Тогда я вот что думал, во многом соглашаясь с анархистами... На земле так заведено навеки: одна часть общества должна работать на другую. С развитием общества средневековья и нового времени такой вид отношений видоизменялся, но с тем же содержанием: жить одним за счет других. Ежели держава не могла обогащаться за счет иной страны, то искала эти средства внутри самой себя. В СССР -- за счет своего народа. Это не совсем рабовладельчество, в древности рабами были чужеземцы, а у советских -- собственные граждане. Для набора таких "граждан" издавались специальные законы и указы. Например, о расхищении социалистической собственности. Десять лет лагерей причиталось за взятую на стройке полутораметровую доску или на фабрике катушку ниток. На суде катушка фигурировала как тридцать пять метров "пошивочного материала"... Государство в государстве создали для миллионов в "трудовых лагерях". В нем в 1932-33 годах даже выпускали собственные деньги, тюремные формуляры ходили вместо паспортов. Людей настолько ужаснули, что и освободившись, они считали себя пожизненными кандидатами за колючку. Ни одной грандиозной стройки не обходилось без зэков, начиная с нулевого цикла, кончая отделочным. Плата -- не за копейки как на воле, а за миску мутной жижи с куском черняшки. Махорка в виде премии. Резерва в лагеря было в СССР с избытком. Поставку рабсилы так наладили, что массовые аресты людей планировались чекистами даже по их рабочим специальностям. Как и в древности, ГУЛАГовских рабов продавали, покупали по договорам меж отдельными ведомствами. Колоссальное строительство в неосвоенных районах страны требовало огромных затрат, а средств для покрытия не было. Покрыть можно было лишь даровой рабсилой, подневольным трудом.

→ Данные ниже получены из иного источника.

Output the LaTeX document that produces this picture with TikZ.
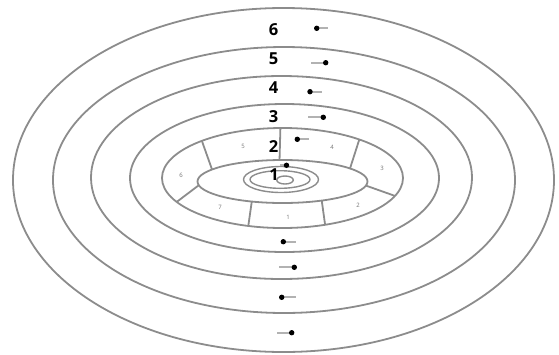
\documentclass[tikz,border=0pt]{standalone}
\usepackage{fontspec}
\setmainfont{Open Sans}
\tikzset{
  ring/.style={draw=black!45, line width=1.8pt},
  thinring/.style={draw=black!45, line width=1.4pt},
  cell/.style={font=\fontsize{6}{6}\selectfont, text=black!55, inner sep=0pt},
  lab/.style={font=\bfseries\fontsize{16.5}{16.5}\selectfont, inner sep=0pt},
  tail/.style={draw=black!30, line width=2pt},
}
\newcommand\flowmark[4]{%
  \coordinate (#1h) at (#2,#3);
  \coordinate (#1t) at (#4,#3);
  \draw[tail] (#1h) -- (#1t);
  \fill[black] (#1h) circle (2.7);}
\begin{document}
\begin{tikzpicture}[x=1pt,y=-1pt]
\useasboundingbox (0,0) rectangle (559,354);
% rings
\draw[ring] (283.5,180) ellipse [x radius=270.5, y radius=172];
\draw[ring] (284,180) ellipse [x radius=231, y radius=133];
\draw[ring] (281.5,177.5) ellipse [x radius=190.5, y radius=101.5];
\draw[ring] (284.5,178) ellipse [x radius=154.5, y radius=74];
\draw[ring] (282.5,178) ellipse [x radius=120.5, y radius=50];
\draw[ring] (282.5,181.5) ellipse [x radius=85, y radius=21.5];
% centre
\draw[thinring] (281,179.5) ellipse [x radius=37.5, y radius=13];
\draw[thinring] (280,179.5) ellipse [x radius=30, y radius=8.8];
\draw[thinring] (285,180) ellipse [x radius=8.3, y radius=4];
% dividers of the segmented ring
\foreach \to/\ti [count=\k] in {91/92, 132/146, 208.6/190, 253.5/248.8, 290.7/297.5, 339/349, 50.4/37.4}{
  \coordinate (do\k) at ({282.5+120.5*cos(\to)},{178-50*sin(\to)});
  \coordinate (di\k) at ({282.5+85*cos(\ti)},{181.5-21.5*sin(\ti)});
  \draw[ring] (do\k) -- (di\k);
}
% cell labels
\node[cell] (c5) at (243,146) {5};
\node[cell] (c4) at (332,147) {4};
\node[cell] (c3) at (382,168) {3};
\node[cell] (c2) at (358,205) {2};
\node[cell] (c1) at (288,217) {1};
\node[cell] (c7) at (220,207) {7};
\node[cell] (c6) at (181,175) {6};
% ring numbers
\node[lab] (l6) at (273.7,29.5) {6};
\node[lab] (l5) at (273.7,58.5) {5};
\node[lab] (l4) at (273.7,87.5) {4};
\node[lab] (l3) at (273.7,117) {3};
\node[lab] (l2) at (273.7,146.3) {2};
\node[lab] (l1) at (274,174.5) {1};
% flow marks (top)
\flowmark{a6}{316.7}{28.3}{328}
\flowmark{a5}{325.7}{62.7}{311}
\flowmark{a4}{310}{91.7}{321.7}
\flowmark{a3}{323.3}{117.3}{308}
\flowmark{a2}{297.3}{139.3}{309.3}
\flowmark{a1}{286.5}{165.3}{280}
% flow marks (bottom)
\flowmark{b3}{283.3}{241.7}{296}
\flowmark{b4}{294.3}{267.3}{279}
\flowmark{b5}{281.7}{297.3}{296}
\flowmark{b6}{291.7}{332.7}{277}
\end{tikzpicture}
\end{document}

Это вступление для того, чтобы понятнее, каким студентом я был в Бутырках...
Перед отправкой нашего эшелона сотни людей из пересыльных камер стояли на коленях в огромном тюремном зале с котомками, узелками. Я глядел и думал, что ни в одной церкви, ни в какие века не было такой страшной покорности своим судьбам. На бескровных лицах светилась радость "хорошим концом" -- остались живы. Как в гоголевской фантасмагории шныряли окрест тюремщики с формулярами, сверяя будто бы наши грехи, оцененные в пять-десять лет ада. В глухой предутренний час в августе 1936 года во дворе нас набивали в "воронки" как буквари в замусоленную книжную полку. С полусотенными снопами зажатых лицом к лицу зэков задраенные клетки траурно громыхали не к вокзалу, а в дальний пригород на сортировочную станцию.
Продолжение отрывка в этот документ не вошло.